Research Paper Undergraduate 987 words

Kant Critique of Pure Reason

Last reviewed: April 29, 2007 ~5 min read

Kant

CRITIQUE of PURE REASON

Immanuel Kant's Critique of Pure Reason is the great thinker's most critically acclaimed work but the reason for that lies not with the metaphysical content of the book but the critique of metaphysics that it generated. That Kant was a supporter of metaphysics is an indisputable fact but that didn't stop him from criticizing metaphysics where criticism was due. He felt that metaphysics as it was understood in his days did not offer a secure path for science.

In other words, he argued that since metaphysics was too concerned with priori or knowledge that mind just knows, it fails to connect with analytic knowledge that science believes in. For example when we say that 2+2=4, we don't really need two books and two pencils or any four objects to conclude that 2 added to 2 would be four, our mind happens to know this. This is called a priori but science doesn't accept this priori without evidence. It believes in posteriori where we see something to establish its existence. For example when we say that sun is yellow and big, we cannot say that our mind just knew it. Our mind learned this after it had seen the sun outside. A person who for example has never seen the sun wouldn't believe us unless we take him outside and show him the sun. That is science and the fact that metaphysics has failed to establish a connection between the two is why Kant felt that metaphysics did not provide a secure path to science.

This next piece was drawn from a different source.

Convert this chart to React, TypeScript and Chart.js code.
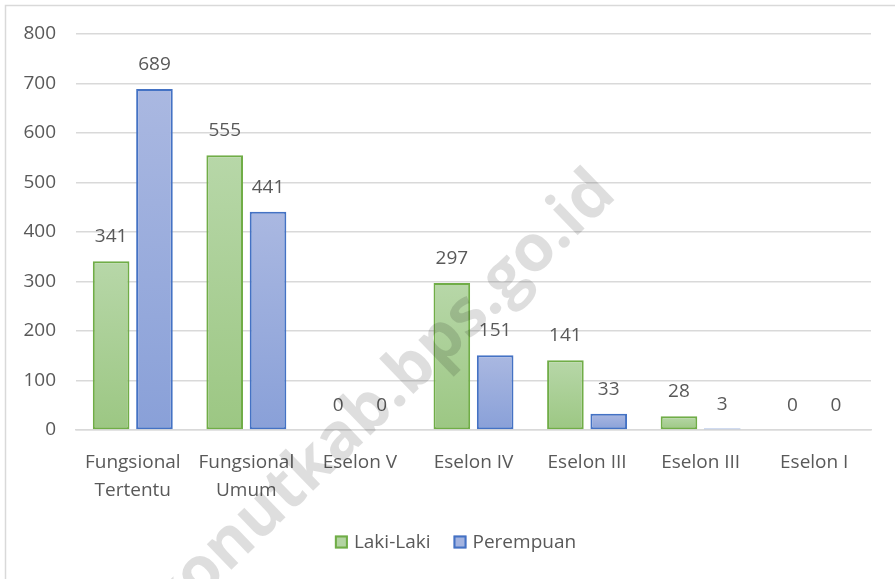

In almost the same manner, science fails to connect with metaphysics since it believes in tangible objects. Critiquing metaphysics, Kant wrote that though metaphysics is 'the Queen of all the sciences' (Aviii), the part of it where reason should dwell 'is perpetually being brought to a stand' (Bxiv). This means that reason has not been given a place in metaphysics that focuses too heavily on knowledge or priori. Kant further presents the most basic premise: 'Hitherto it has been assumed that all our knowledge must conform to objects', but since this view had failed to establish any link with metaphysical knowledge, we 'must therefore make trial whether we may not have more success in the tasks of metaphysics, if we suppose that objects must conform to our knowledge...We should then be proceeding precisely on the lines of Copernicus' primary hypothesis', this being the hypothesis of heliocentrism" (Bxvi).

Kant was of the view that reason is important for the establishment of truth. If metaphysics fails to open its knowledge to criticism, it cannot be established as a true science. The only way metaphysics and science can connect is through open examination. It is examination of the truths of any field or branch of study that renders it true or untrue as the case may be. It is this thorough examination that brings greater respect to a field as Kant puts it:

Our age is, in especial degree, the age of criticism, and to criticism everything must submit. Religion through its sanctity, and law-giving through its majesty, may seek to exempt themselves from it. But they then awaken just suspicion, and cannot claim the sincere respect which reason accords only to that which has been able to sustain the test of free and open examination.

Axi[n])

The debate of science and metaphysics arises when one wonders if metaphysics is even a science or do we really need it. Kant puts forward this question to explain why metaphysics is a science and why it is needed. He argues that metaphysics is needed, 'if not as science, yet still as natural disposition' because human reason is naturally pre-disposed 'by an inward need', and not just by 'idle desire', to raise metaphysical questions that science alone cannot answer. (B21-2). For example the questions about soul or the existence of God come to our minds naturally and this is where metaphysics steps in. It is the bridge that covers the gap between philosophy and science. It goes beyond philosophy as it brings scientific terms into explanation but it stops just short of where pure science begins. Kant argues that principles of metaphysics by its nature, 'seem so unobjectionable that even ordinary consciousness readily accepts them' (Aviii); but metaphysics don't want this blind faith. It wants to push questions forward to bring into their explanation some scientific terms such as space, motion and time. This gives more reasonable support to metaphysical arguments and makes them more acceptable under scientific scrutiny.